Verzet tegen hbo-predikant steeds breder
KESTEREN - Het verzet in de Protestantse Kerk tegen het idee om de kloof tussen de universitair geschoolde predikant en de kerkelijk werker met een hbo-opleiding theologie te dichten, wordt steeds breder. Ook de beweging Op Goed Gerucht laat zich in een open brief die vrijdag verschijnt kritisch uit over het rapport dat volgende week op de synode van de PKN wordt besproken.
Kern van het rapport, onder de titel ”Pastor in beweging”, opgesteld door een brede studiecommissie in de PKN, is dat ook kerkelijk werkers die niet universitair geschoold zijn predikant moeten kunnen worden. Daarmee zou de in veel gemeenten gegroeide praktijk dat kerkelijk werkers voorgaan in eredienst, een kerkordelijke basis krijgen. De kerkelijk werkers zouden wel een aanvullende studie moeten volgen om tot predikant beroepen te kunnen worden.Sinds de verschijnen van het rapport, dat volgende week donderdag besproken wordt in de generale synode van de PKN, heeft een aantal organisaties in de kerk zich kritisch uitgelaten over de gedane voorstellen.

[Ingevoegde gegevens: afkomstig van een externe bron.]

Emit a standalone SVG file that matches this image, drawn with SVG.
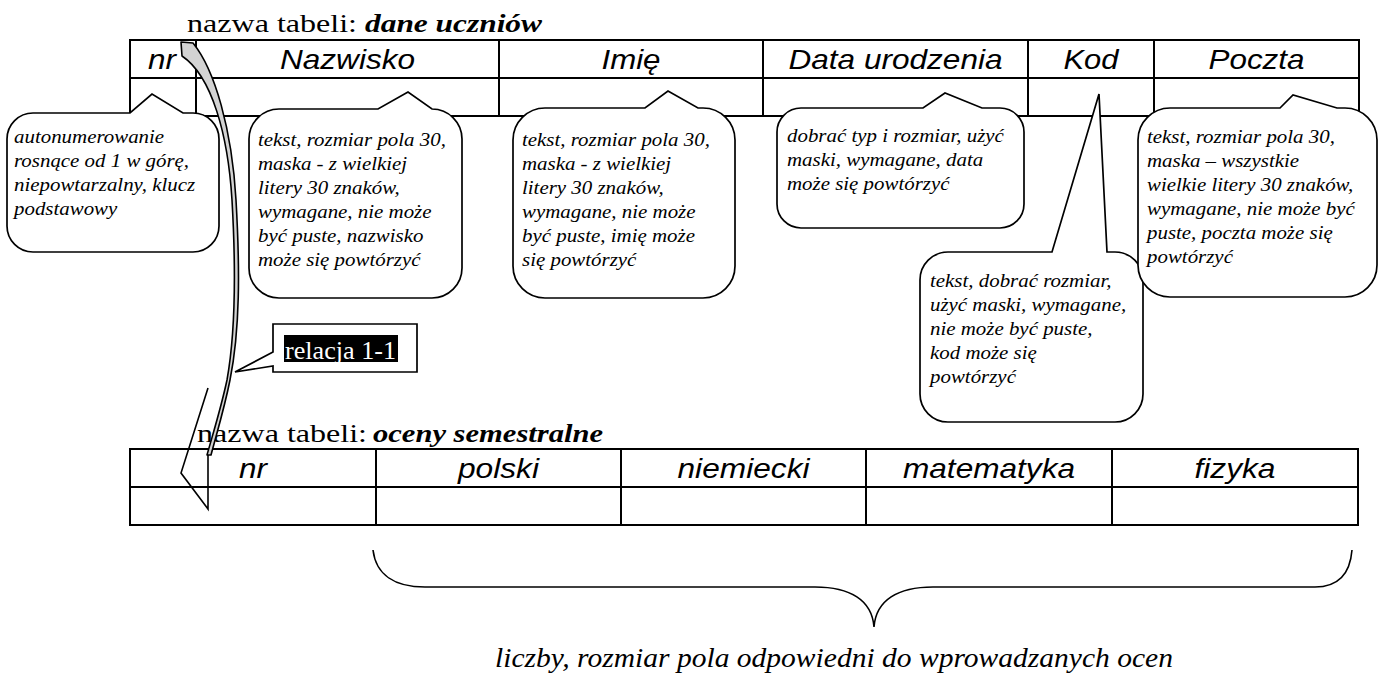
<svg xmlns="http://www.w3.org/2000/svg" width="1379" height="673" viewBox="0 0 1379 673">
<style>
.title{font-family:"Liberation Serif","Times New Roman",Times,serif;font-size:26px;fill:#000}
.bi{font-weight:bold;font-style:italic}
.hdr{font-family:"Liberation Sans",Arial,sans-serif;font-style:italic;font-size:28px;fill:#000;text-anchor:middle}
.tbl{fill:none;stroke:#000;stroke-width:2}
.call{fill:#fff;stroke:#000;stroke-width:1.7;stroke-linejoin:miter}
.note{font-family:"Liberation Serif","Times New Roman",Times,serif;font-style:italic;font-size:19px;fill:#000}
.line{fill:none;stroke:#000;stroke-width:1.6}
</style>
<rect width="1379" height="673" fill="#fff"/>

<g id="title-top">
<text class="title" x="187" y="32" textLength="170" lengthAdjust="spacingAndGlyphs">nazwa tabeli:</text>
<text class="title bi" x="365" y="32" textLength="177" lengthAdjust="spacingAndGlyphs">dane uczniów</text>
</g>

<g id="table-dane-uczniow">
<rect class="tbl" x="130" y="40" width="1229" height="76"/>
<path class="tbl" d="M130,78H1359M196,40V116M499,40V116M763,40V116M1028,40V116M1154,40V116"/>
<text class="hdr" x="162" y="69" textLength="28" lengthAdjust="spacingAndGlyphs">nr</text>
<text class="hdr" x="347.5" y="69" textLength="135" lengthAdjust="spacingAndGlyphs">Nazwisko</text>
<text class="hdr" x="631" y="69" textLength="59" lengthAdjust="spacingAndGlyphs">Imię</text>
<text class="hdr" x="895.5" y="69" textLength="214" lengthAdjust="spacingAndGlyphs">Data urodzenia</text>
<text class="hdr" x="1091" y="69" textLength="55" lengthAdjust="spacingAndGlyphs">Kod</text>
<text class="hdr" x="1256.5" y="69" textLength="96" lengthAdjust="spacingAndGlyphs">Poczta</text>
</g>

<g id="title-bottom">
<text class="title" x="197" y="442" textLength="170" lengthAdjust="spacingAndGlyphs">nazwa tabeli:</text>
<text class="title bi" x="373" y="442" textLength="230" lengthAdjust="spacingAndGlyphs">oceny semestralne</text>
</g>

<g id="table-oceny">
<rect class="tbl" x="130" y="449" width="1228" height="76"/>
<path class="tbl" d="M130,487H1358M376,449V525M621,449V525M866,449V525M1112,449V525"/>
<text class="hdr" x="253" y="478" textLength="28" lengthAdjust="spacingAndGlyphs">nr</text>
<text class="hdr" x="498.5" y="478" textLength="81" lengthAdjust="spacingAndGlyphs">polski</text>
<text class="hdr" x="743.5" y="478" textLength="132" lengthAdjust="spacingAndGlyphs">niemiecki</text>
<text class="hdr" x="989" y="478" textLength="172" lengthAdjust="spacingAndGlyphs">matematyka</text>
<text class="hdr" x="1235" y="478" textLength="81" lengthAdjust="spacingAndGlyphs">fizyka</text>
</g>

<g id="callout-nr">
<path class="call" d="M33,113 L130,113 L152,94 L183,113 L193,113 A26,26 0 0 1 219,139 L219,226 A26,26 0 0 1 193,252 L33,252 A26,26 0 0 1 7,226 L7,139 A26,26 0 0 1 33,113 Z"/>
<text class="note" transform="translate(14,143) scale(1.1,1)"><tspan x="0" y="0">autonumerowanie</tspan><tspan x="0" y="24">rosnące od 1 w górę,</tspan><tspan x="0" y="48">niepowtarzalny, klucz</tspan><tspan x="0" y="72">podstawowy</tspan></text>
</g>

<g id="callout-nazwisko">
<path class="call" d="M279,109 L378,109 L408,92 L432,109 A30,30 0 0 1 462,139 L462,268 A30,30 0 0 1 432,298 L279,298 A30,30 0 0 1 249,268 L249,139 A30,30 0 0 1 279,109 Z"/>
<text class="note" transform="translate(258,146) scale(1.1,1)"><tspan x="0" y="0">tekst, rozmiar pola 30,</tspan><tspan x="0" y="24">maska - z wielkiej</tspan><tspan x="0" y="48">litery 30 znaków,</tspan><tspan x="0" y="72">wymagane, nie może</tspan><tspan x="0" y="96">być puste, nazwisko</tspan><tspan x="0" y="120">może się powtórzyć</tspan></text>
</g>

<g id="callout-imie">
<path class="call" d="M545,108 L645,108 L668,91 L698,108 L703,108 A32,32 0 0 1 735,140 L735,266 A32,32 0 0 1 703,298 L545,298 A32,32 0 0 1 513,266 L513,140 A32,32 0 0 1 545,108 Z"/>
<text class="note" transform="translate(522,146) scale(1.1,1)"><tspan x="0" y="0">tekst, rozmiar pola 30,</tspan><tspan x="0" y="24">maska - z wielkiej</tspan><tspan x="0" y="48">litery 30 znaków,</tspan><tspan x="0" y="72">wymagane, nie może</tspan><tspan x="0" y="96">być puste, imię może</tspan><tspan x="0" y="120">się powtórzyć</tspan></text>
</g>

<g id="callout-data">
<path class="call" d="M801,108 L923,108 L945,93 L982,108 L1000,108 A24,24 0 0 1 1024,132 L1024,204 A24,24 0 0 1 1000,228 L801,228 A24,24 0 0 1 777,204 L777,132 A24,24 0 0 1 801,108 Z"/>
<text class="note" transform="translate(787,142) scale(1.1,1)"><tspan x="0" y="0">dobrać typ i rozmiar, użyć</tspan><tspan x="0" y="24">maski, wymagane, data</tspan><tspan x="0" y="48">może się powtórzyć</tspan></text>
</g>

<g id="callout-kod">
<path class="call" d="M948,252 L1052,252 L1099,94 L1107,252 L1115,252 A28,28 0 0 1 1143,280 L1143,394 A28,28 0 0 1 1115,422 L948,422 A28,28 0 0 1 920,394 L920,280 A28,28 0 0 1 948,252 Z"/>
<text class="note" transform="translate(930,287) scale(1.1,1)"><tspan x="0" y="0">tekst, dobrać rozmiar,</tspan><tspan x="0" y="24">użyć maski, wymagane,</tspan><tspan x="0" y="48">nie może być puste,</tspan><tspan x="0" y="72">kod może się</tspan><tspan x="0" y="96">powtórzyć</tspan></text>
</g>

<g id="callout-poczta">
<path class="call" d="M1170,108 L1280,108 L1293,95 L1337,108 L1345,108 A32,32 0 0 1 1377,140 L1377,265 A32,32 0 0 1 1345,297 L1170,297 A32,32 0 0 1 1138,265 L1138,140 A32,32 0 0 1 1170,108 Z"/>
<text class="note" transform="translate(1147,143) scale(1.1,1)"><tspan x="0" y="0">tekst, rozmiar pola 30,</tspan><tspan x="0" y="24">maska – wszystkie</tspan><tspan x="0" y="48">wielkie litery 30 znaków,</tspan><tspan x="0" y="72">wymagane, nie może być</tspan><tspan x="0" y="96">puste, poczta może się</tspan><tspan x="0" y="120">powtórzyć</tspan></text>
</g>

<g id="connectors">
<path id="relation-shaft" fill="#d3d3d3" stroke="#000" stroke-width="1.6" stroke-linejoin="round" d="M181,42 L193,43 C215,70 232,130 236,200 C240,270 240,330 230,380 C224,410 217,432 211,455 L207,455 C214,430 221,408 227,380 C236,330 236,270 232,200 C228,135 212,76 182,56 Z"/>
<path id="relation-head" class="line" stroke-linejoin="miter" d="M208,388 L181,473 L208,509 L208,455"/>
</g>

<g id="label-relacja">
<path class="call" stroke-width="1.6" d="M273,324 L417,324 L417,372 L273,372 L273,366 L235,372 L273,352 Z"/>
<rect x="284" y="335" width="114" height="27" fill="#000"/>
<text class="title" x="285" y="359" style="fill:#fff" textLength="111" lengthAdjust="spacingAndGlyphs">relacja 1-1</text>
</g>

<g id="brace-note">
<path class="line" d="M373,550 C376,575 395,587 425,587 L815,587 C850,587 872,600 874,627 C876,600 898,587 933,587 L1315,587 C1338,587 1350,575 1352,550"/>
<text class="note" x="495" y="667" style="font-size:28px" textLength="678" lengthAdjust="spacingAndGlyphs">liczby, rozmiar pola odpowiedni do wprowadzanych ocen</text>
</g>
</svg>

Zo hebben de Gereformeerde Bond, de Confessionele Vereniging en het Confessioneel Gereformeerd Beraad een open brief gepubliceerd waarin ze hun kritiek op het rapport verwoorden. Het stuk mist volgens deze organisaties een goede ambtsvisie en spreekt te zakelijk over het ambt van predikant.
Op Goed Gerucht (OGG), een beweging van predikanten die zichzelf in het midden van de PKN situeren, voegt zich nu bij de critici. „Al wil ik wel benadrukken dat wij het rapport niet willen afschieten en de commissie niet naar huis willen sturen”, aldus ds. J. G. Offringa, voorzitter van OGG, vrijdagmorgen in een reactie. „Wij vinden dat er volgende week een vervolgopdracht aan de commissie moet komen om de zwakke plekken die nu in het rapport zitten te dichten.”
Concreet denkt ds. Offringa dan aan het feit dat het onderscheid tussen de universitair geschoolde predikant en de kerkelijk werker met een hbo-opleiding veel duidelijker omschreven moet worden. „Het kan niet zo zijn dat de hbo’er even een preekcursusje volgt en dan predikant is. Er moet duidelijk gemaakt worden wat hij bijvoorbeeld van de grondtalen moet weten. Voor een goede exegese van de Bijbel is volgens ons in ieder geval kennis van de beginselen van het Hebreeuws en Grieks van belang.”
Het goede van het rapport ziet ds. Offringa vooral in het feit dat er meer oog komt voor de professionalisering van de functie van de predikant. „Ruimte voor nascholing, opleiding; dat vinden we allemaal prima. Al zien we weer niets in het feit dat de classes volgens het rapport een rol moeten krijgen in het beantwoorden van de vraag of een gemeente een kerkelijke werker of een predikant moet beroepen. Dat is niet verstandig, dan laat je collega’s over collega’s oordelen en gemeenten over gemeenten. Dat moeten we niet willen.”
De predikant uit Kesteren hoopt niet dat het rapport volgende week in de synodevergadering helemaal wordt „afgeschoten.” „Zeker is dat het niet ongehavend de eindstreep haalt, maar het moet volgens ons ook niet in een la verdwijnen. Dat zou echt zonde zijn, want dit zijn zaken die in de kerk wel doordacht moeten worden. Vandaar onze positief-kritische reactie.”